It's been a week. Donald Glover's desire to be Spider-Man came and went, a sad and typical burnout for an Internet meme. But this meme was one that raised some prickly, uncomfortable questions that I don't think should be swept away so cleanly. As we get close to officially casting Spider-Man, and assembling the Avengers, I think it's worth wondering just when superheroes will begin to reflect our world a bit better.

I think it's legitimate to ask, as Drew McWeeny and Devin Faraci did, why Spider-Man is white. There's nothing in his origin story that's racially specific. As Faraci pointed out, Spidey comes from Queens where whites are becoming a minority. It would currently make more sense for him to be of a more diverse background. But I also understand where fans are coming from. Peter Parker has always looked a certain way, and they want their tried-and-true continuity and accuracy. I recognize my own biases this way as well, believe me.

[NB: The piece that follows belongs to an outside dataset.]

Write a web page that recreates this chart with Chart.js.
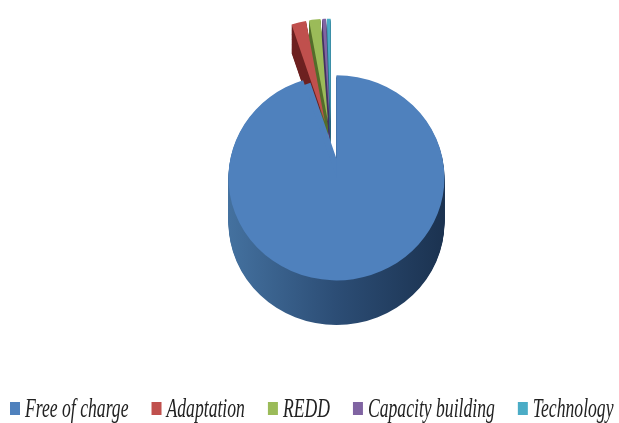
<!DOCTYPE html>
<html>
<head>
<meta charset="utf-8">
<style>
  html, body { margin: 0; padding: 0; background: #fff; }
  #wrap { width: 619px; height: 423px; }
  canvas { filter: blur(0.6px); }
</style>
<script src="https://cdn.jsdelivr.net/npm/chart.js@4"></script>
</head>
<body>
<div id="wrap"><canvas id="pie" width="619" height="423"></canvas></div>
<script>
var categories = ['Free of charge', 'Adaptation', 'REDD', 'Capacity building', 'Technology'];
var shares = [95, 2.2, 1.7, 0.55, 0.55];
var topColors = ['#4f81bd', '#c0504d', '#9bbb59', '#8064a2', '#4bacc6'];
var sideColors = ['#2c4d75', '#6e2220', '#55702c', '#463560', '#2a6a80'];
var explode = [35, 25, 25, 25, 25];

var squash = 0.95;
var blueDepth = 47;
var wedgeDepth = 30;

// chart.js widens and narrows arcs when it does the offset itself, so the
// slices are pulled out here and drawn from their own elements
var pie3d = {
  id: 'pie3d',
  beforeDatasetDraw: function(chart) {
    var ctx = chart.ctx;
    var arcs = chart.getDatasetMeta(0).data;
    var cy = arcs[0].y;

    function pull(arc, i) {
      var mid = (arc.startAngle + arc.endAngle) / 2;
      return { x: Math.cos(mid) * explode[i], y: Math.sin(mid) * explode[i] };
    }

    ctx.save();
    ctx.translate(0, cy);
    ctx.scale(1, squash);
    ctx.translate(0, -cy);

    arcs.forEach(function(arc, i) {
      var p = pull(arc, i);
      var x = arc.x + p.x;
      var y = arc.y + p.y;
      var r = arc.outerRadius;
      var depth = i == 0 ? blueDepth : wedgeDepth;
      var fill = sideColors[i];
      if (i == 0) {
        fill = ctx.createLinearGradient(x - r, 0, x + r, 0);
        fill.addColorStop(0, '#44719f');
        fill.addColorStop(0.5, '#2c4d75');
        fill.addColorStop(1, '#1b3250');
      }
      ctx.fillStyle = fill;
      for (var d = depth; d > 0; d--) {
        ctx.beginPath();
        ctx.moveTo(x, y + d);
        ctx.arc(x, y + d, r, arc.startAngle, arc.endAngle);
        ctx.closePath();
        ctx.fill();
      }
    });

    // the tip of the big slice sits above the middle of the ellipse
    var b = pull(arcs[0], 0);
    ctx.save();
    ctx.translate(arcs[0].x + b.x, arcs[0].y + b.y - 20);
    ctx.scale(0.78, 0.78);
    ctx.translate(-arcs[0].x, -arcs[0].y);
    arcs[0].draw(ctx);
    ctx.restore();

    arcs.forEach(function(arc, i) {
      var p = pull(arc, i);
      ctx.save();
      ctx.translate(p.x, p.y);
      arc.draw(ctx);
      ctx.restore();
    });

    ctx.restore();
    return false;
  }
};

// tall narrow italic legend, squeezed sideways like the original
var squeezedLegend = {
  id: 'squeezedLegend',
  afterDraw: function(chart) {
    var ctx = chart.ctx;
    var squeeze = 0.63;
    var x = 10;
    ctx.save();
    ctx.font = 'italic 28px "Liberation Serif"';
    ctx.textBaseline = 'alphabetic';
    categories.forEach(function(label, i) {
      ctx.fillStyle = topColors[i];
      ctx.fillRect(x, 402, 10, 13);
      x += 15;
      ctx.save();
      ctx.translate(x, 417);
      ctx.scale(squeeze, 1);
      ctx.fillStyle = '#222';
      ctx.fillText(label, 0, 0);
      ctx.restore();
      x += ctx.measureText(label).width * squeeze + 23;
    });
    ctx.restore();
  }
};

new Chart(document.getElementById('pie').getContext('2d'), {
  type: 'pie',
  data: {
    labels: categories,
    datasets: [{
      data: shares,
      backgroundColor: topColors,
      borderWidth: 0
    }]
  },
  options: {
    responsive: false,
    animation: false,
    events: [],
    radius: 108,
    layout: { padding: { left: 231, right: 188, top: 45, bottom: 178 } },
    plugins: {
      legend: { display: false },
      tooltip: { enabled: false },
      title: { display: false }
    }
  },
  plugins: [pie3d, squeezedLegend]
});
</script>
</body>
</html>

But this is the day and age of the reboot, and it happens in comics and movies with alarming regularity. Oh, let's go back and tell that origin story again. And again. And again. No character is allowed to mature, change, or suffer the consequences of life because we simply make a deal with the Devil and put Parker back at Aunt May's house. That's the Spidey fans liked best, so that's what they want to see again. And this is despite Marvel starting up Ultimate versions that did reboot the stories of X-Men, Spider-Man, and other assorted superfellows so fans could hear it all again with a slightly different tune.